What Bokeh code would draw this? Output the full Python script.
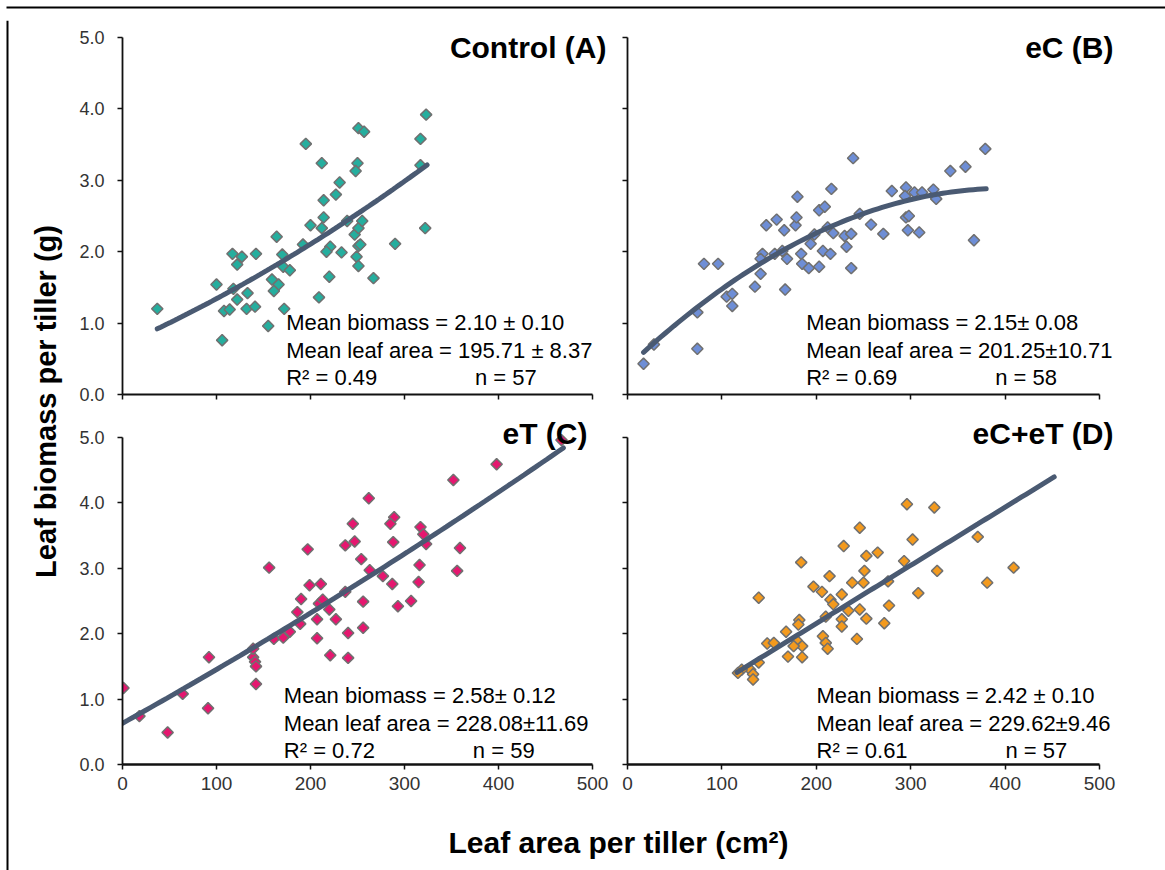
import numpy as np
from bokeh.plotting import figure
from bokeh.layouts import row, column
from bokeh.models import Range1d, FixedTicker, PrintfTickFormatter, Label
from bokeh.embed import file_html
from bokeh.resources import INLINE

FONT = "Liberation Sans"

# ---------------- data ----------------
x_ticks = [0, 100, 200, 300, 400, 500]
y_ticks = [0, 1, 2, 3, 4, 5]

# Control (A)
a_area = [37, 106, 100, 108, 114, 117, 127, 122, 118, 122, 133, 132, 141, 142, 155,
          164, 170, 159, 166, 161, 172, 171, 178, 192, 195, 200, 209, 212, 214, 212,
          214, 221, 217, 220, 227, 231, 233, 239, 251, 250, 248, 247, 251, 251, 249,
          251, 323, 257, 317, 317, 255, 253, 290, 322, 267]
a_biomass = [1.20, 0.76, 1.54, 1.17, 1.19, 1.97, 1.93, 1.82, 1.48, 1.33, 1.42, 1.20, 1.23, 1.97, 0.96,
             2.21, 1.96, 1.61, 1.54, 1.45, 1.20, 1.79, 1.74, 2.10, 3.51, 2.37, 1.36, 3.24, 2.72, 2.33,
             2.48, 2.07, 2.00, 1.65, 2.80, 2.97, 1.99, 2.43, 3.73, 3.24, 3.13, 2.24, 2.33, 2.08, 1.93,
             1.80, 3.92, 3.68, 3.58, 3.21, 2.43, 2.10, 2.11, 2.33, 1.63]

# eC (B)
b_area = [17, 28, 74, 74, 81, 96, 105, 111, 111, 135, 141, 143, 141, 147, 158,
          166, 156, 167, 169, 164, 178, 179, 180, 184, 185, 192, 203, 194, 198, 203,
          209, 216, 207, 215, 212, 218, 230, 237, 232, 237, 239, 379, 358, 342, 280,
          295, 294, 304, 312, 324, 327, 295, 298, 258, 271, 297, 309, 367, 246]
b_biomass = [0.43, 0.70, 0.64, 1.15, 1.83, 1.83, 1.37, 1.41, 1.24, 1.51, 1.69, 1.97, 1.90, 2.37, 2.45,
             2.30, 1.97, 1.47, 1.90, 2.01, 2.37, 2.48, 2.77, 1.97, 1.83, 1.77, 1.79, 2.11, 2.24, 2.58,
             2.63, 2.88, 2.01, 1.97, 2.34, 2.26, 2.22, 2.25, 2.07, 1.77, 3.31, 3.44, 3.19, 3.13, 2.85,
             2.90, 2.78, 2.83, 2.83, 2.87, 2.74, 2.48, 2.50, 2.38, 2.25, 2.30, 2.27, 2.16, 2.53]

# eT (C)
c_area = [1, 18, 48, 64, 91, 92, 139, 141, 142, 139, 142, 156, 161, 171, 178,
          186, 189, 190, 197, 199, 211, 207, 207, 209, 213, 220, 227, 221, 240, 240,
          237, 237, 467, 398, 352, 262, 245, 289, 285, 247, 288, 317, 320, 323, 359,
          254, 263, 277, 287, 316, 315, 356, 256, 293, 307, 256]
c_biomass = [1.17, 0.74, 0.49, 1.08, 0.86, 1.64, 1.64, 1.57, 1.50, 1.77, 1.23, 3.01, 1.92, 1.94, 2.03,
             2.33, 2.15, 2.53, 3.29, 2.74, 2.76, 2.22, 1.93, 2.46, 2.52, 2.37, 2.22, 1.67, 2.01, 1.63,
             3.35, 2.64, 4.96, 4.59, 4.35, 4.07, 3.68, 3.78, 3.68, 3.41, 3.40, 3.63, 3.52, 3.37, 3.31,
             3.14, 2.97, 2.88, 2.76, 3.05, 2.79, 2.96, 2.49, 2.42, 2.50, 2.09]

# eC+eT (D)
d_area = [296, 325, 246, 371, 302, 229, 253, 265, 184, 293, 409, 251, 328, 214, 381,
          238, 250, 276, 197, 206, 308, 139, 227, 215, 277, 218, 234, 246, 253, 227,
          227, 272, 243, 210, 182, 181, 168, 179, 185, 207, 210, 212, 176, 170, 185,
          148, 155, 139, 130, 121, 133, 133, 117]
d_biomass = [3.98, 3.93, 3.62, 3.48, 3.44, 3.34, 3.19, 3.24, 3.09, 3.11, 3.01, 2.96, 2.96, 2.88, 2.78,
             2.78, 2.78, 2.80, 2.72, 2.64, 2.62, 2.55, 2.60, 2.52, 2.43, 2.45, 2.35, 2.37, 2.23, 2.22,
             2.11, 2.16, 1.92, 2.26, 2.21, 2.14, 2.03, 1.90, 1.81, 1.96, 1.86, 1.77, 1.81, 1.65, 1.64,
             1.85, 1.86, 1.56, 1.45, 1.45, 1.38, 1.30, 1.40]

# trend lines (polynomial coefficients c0, c1, c2) and their extents
a_trend = [0.694, 0.005898, 5.81e-6]
a_trend_range = [37, 324]
b_trend = [0.3832, 0.012501, -1.5605e-5]
b_trend_range = [17, 380]
c_trend = [0.63, 0.008024, 2.03e-6]
c_trend_range = [0, 469]
d_trend = [0.378, 0.00889, 0.0]
d_trend_range = [116, 452]

titles = ["Control (A)", "eC (B)", "eT (C)", "eC+eT (D)"]
stats = [
    ["Mean biomass = 2.10 \u00b1 0.10", "Mean leaf area = 195.71 \u00b1 8.37", "R\u00b2 = 0.49", "n = 57"],
    ["Mean biomass = 2.15\u00b1 0.08", "Mean leaf area = 201.25\u00b110.71", "R\u00b2 = 0.69", "n = 58"],
    ["Mean biomass = 2.58\u00b1 0.12", "Mean leaf area = 228.08\u00b111.69", "R\u00b2 = 0.72", "n = 59"],
    ["Mean biomass = 2.42 \u00b1 0.10", "Mean leaf area = 229.62\u00b19.46", "R\u00b2 = 0.61", "n = 57"],
]
x_title = "Leaf area per tiller (cm\u00b2)"
y_title = "Leaf biomass per tiller (g)"

colors = ["#25AE9E", "#6E8ED6", "#E5176F", "#F39A1E"]
TREND_COLOR = "#4A5A72"
AXIS_COLOR = "#111111"
TICK_LABEL_COLOR = "#333333"


def strip(width, height, xr, yr):
    p = figure(width=width, height=height, x_range=Range1d(*xr), y_range=Range1d(*yr),
               output_backend="svg", toolbar_location=None,
               min_border_left=0, min_border_right=0, min_border_top=0, min_border_bottom=0)
    p.axis.visible = False
    p.grid.visible = False
    p.outline_line_color = None
    return p


def hide_labels(ax):
    ax.major_label_text_font_size = "1px"
    ax.major_label_text_color = None
    ax.major_label_standoff = 0


def make_panel(xs, ys, color, coef, trange, title, title_pos, lines, stats_x, stats_ys, n_x,
               width, height, mbl, mbb, x_end, y_end, show_y_labels, show_x_labels, x_axis_w):
    # the frame is stretched to the figure's top/right edges so that texts are not clipped;
    # the axes themselves are bounded to 0-500 and 0-5
    p = figure(width=width, height=height, x_range=Range1d(0, x_end), y_range=Range1d(0, y_end),
               output_backend="svg", toolbar_location=None,
               min_border_left=mbl, min_border_right=0, min_border_top=0, min_border_bottom=mbb)
    p.grid.visible = False
    p.outline_line_color = None
    p.xaxis.ticker = FixedTicker(ticks=x_ticks)
    p.yaxis.ticker = FixedTicker(ticks=y_ticks)
    p.xaxis.bounds = (x_ticks[0], x_ticks[-1])
    p.yaxis.bounds = (y_ticks[0], y_ticks[-1])
    p.yaxis.formatter = PrintfTickFormatter(format="%.1f")
    for ax in p.axis:
        ax.minor_tick_line_color = None
        ax.major_tick_in = 0
        ax.major_tick_out = 5
        ax.axis_line_color = AXIS_COLOR
        ax.major_tick_line_color = AXIS_COLOR
        ax.major_label_text_font = FONT
        ax.major_label_text_color = TICK_LABEL_COLOR
    p.yaxis.axis_line_width = 1.8
    p.yaxis.major_tick_line_width = 1.5
    p.xaxis.axis_line_width = x_axis_w
    p.xaxis.major_tick_line_width = 1.5
    if show_y_labels:
        p.yaxis.major_label_text_font_size = "18px"
        p.yaxis.major_label_standoff = 13
    else:
        hide_labels(p.yaxis[0])
    if show_x_labels:
        p.xaxis.major_label_text_font_size = "19px"
        p.xaxis.major_label_standoff = 7
    else:
        hide_labels(p.xaxis[0])

    p.scatter(xs, ys, marker="square", size=8, angle=np.pi / 4,
              fill_color=color, line_color="#707070", line_width=1.5)

    tx = np.linspace(trange[0], trange[1], 80)
    ty = coef[0] + coef[1] * tx + coef[2] * tx ** 2
    p.line(tx, ty, line_color=TREND_COLOR, line_width=5, line_cap="round")

    p.add_layout(Label(x=title_pos[0], y=title_pos[1], text=title, text_font=FONT,
                       text_font_size="30px", text_font_style="bold", text_color="black",
                       text_align="right", text_baseline="alphabetic"))
    for txt, yy in zip(lines[:3], stats_ys):
        p.add_layout(Label(x=stats_x, y=yy, text=txt, text_font=FONT, text_font_size="22px",
                           text_color="black", text_align="left", text_baseline="alphabetic"))
    p.add_layout(Label(x=n_x, y=stats_ys[2], text=lines[3], text_font=FONT, text_font_size="22px",
                       text_color="black", text_align="left", text_baseline="alphabetic"))
    return p


top_ys = [1.004, 0.616, 0.242]
bot_ys = [1.055, 0.627, 0.214]

LEFT_X_END = 519.15
RIGHT_X_END = 569.9
TOP_Y_END = 5.238
BOT_Y_END = 5.336

pa = make_panel(a_area, a_biomass, colors[0], a_trend, a_trend_range, titles[0], (514.9, 4.856),
                stats[0], 174.1, top_ys, 375.0,
                540, 395, 52, 21, LEFT_X_END, TOP_Y_END, True, False, 1.8)
pb = make_panel(b_area, b_biomass, colors[1], b_trend, b_trend_range, titles[1], (514.8, 4.864),
                stats[1], 189.3, top_ys, 389.5,
                555, 395, 17, 21, RIGHT_X_END, TOP_Y_END, False, False, 1.8)
pc = make_panel(c_area, c_biomass, colors[2], c_trend, c_trend_range, titles[2], (494.7, 5.057),
                stats[2], 171.6, bot_ys, 372.7,
                540, 389, 52, 40, LEFT_X_END, BOT_Y_END, True, True, 2.6)
pd_ = make_panel(d_area, d_biomass, colors[3], d_trend, d_trend_range, titles[3], (514.8, 5.057),
                 stats[3], 200.2, bot_ys, 400.4,
                 555, 389, 17, 40, RIGHT_X_END, BOT_Y_END, False, True, 2.6)

# frame strips (top border line, left border line + y title, x title)
BORDER_POS = 6
BORDER_W = 2
top = strip(1165, 20, (0, 1165), (20, 0))
top.quad(left=[BORDER_POS], right=[1165], top=[BORDER_POS], bottom=[BORDER_POS + BORDER_W],
         fill_color="black", line_color=None)

left = strip(70, 850, (0, 70), (870, 20))
left.quad(left=[BORDER_POS], right=[BORDER_POS + BORDER_W], top=[20], bottom=[870],
          fill_color="black", line_color=None)
left.add_layout(Label(x=45, y=401, text=y_title, angle=np.pi / 2, text_font=FONT,
                      text_font_size="29px", text_font_style="bold", text_color="black",
                      text_align="center", text_baseline="middle"))

xlab = strip(1095, 66, (70, 1165), (870, 804))
xlab.add_layout(Label(x=618, y=842, text=x_title, text_font=FONT, text_font_size="30px",
                      text_font_style="bold", text_color="black", text_align="center",
                      text_baseline="alphabetic"))

layout = column(top, row(left, column(row(pa, pb), row(pc, pd_), xlab)))

open("out.html", "w").write(file_html(layout, INLINE))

_Task requirements_. Extract the lines exactly, please: the first line of the listing, the line with "y_ticks = [0, 1, 2, 3, 4, 5]", and every line between them, but no pictures.

_Result of the exercise_.
What Bokeh code would draw this? Output the full Python script.
import numpy as np
from bokeh.plotting import figure
from bokeh.layouts import row, column
from bokeh.models import Range1d, FixedTicker, PrintfTickFormatter, Label
from bokeh.embed import file_html
from bokeh.resources import INLINE

FONT = "Liberation Sans"

# ---------------- data ----------------
x_ticks = [0, 100, 200, 300, 400, 500]
y_ticks = [0, 1, 2, 3, 4, 5]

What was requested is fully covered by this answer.